L’avant-garde à l’assaut de l’enseignement
La rupture représentée par les avant-gardes de la première moitié du siècle a eu des effets importants sur l’enseignement de l’art, ses méthodes, son statut et sa représentation. En France, le système des carrières artistiques tel qu’organisé par l’Académie, avec son cortège de prix, de classements et de commandes publiques, commence à s’effriter dès l’inauguration du premier Salon des refusés en 1863. Mais en nourrissant le mythe de l’autodidaxie, les avant-gardes mettent véritablement en doute l’utilité de l’enseignement artistique. Alors que le romantisme avait préparé ce tournant en valorisant l’inspiration, le fauvisme, le dadaïsme, le surréalisme, parmi d’autres mouvements, valorisent des expressions artistiques différentes – extra-européennes, marginales, etc. – et une recherche de spontanéité en tous points opposée au canon et à l’arsenal de règles transmis par l’Académie. Ils confrontent ainsi l’enseignement à son effet de reproduction et établissent l’originalité et la nouveauté comme nouvelles vertus cardinales de la création.
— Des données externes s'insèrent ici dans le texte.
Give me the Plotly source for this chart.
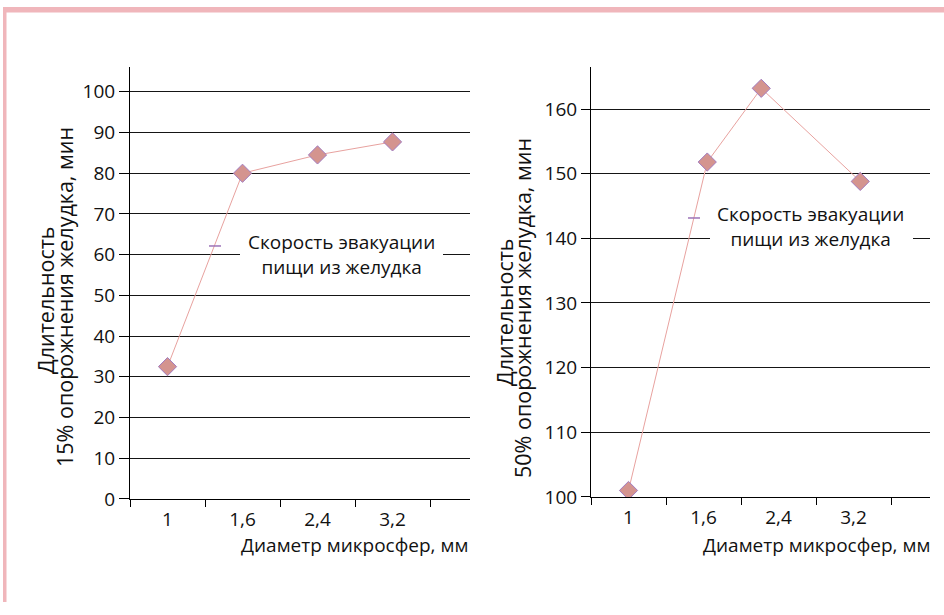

Les avant-gardes produisent pourtant deux écoles qui changent durablement les modalités de l’enseignement de l’art : le Bauhaus, né à Weimar en 1919, et le Black Moutain College, né en Caroline du Nord (USA) en 1933. L’une et l’autre tournent résolument le dos aux méthodes traditionnelles, aux hiérarchies et aux passages obligés. L’enseignement y est perçu comme le terrain d’une bataille essentielle menée par artistes et penseurs pour un monde et un art nouveaux.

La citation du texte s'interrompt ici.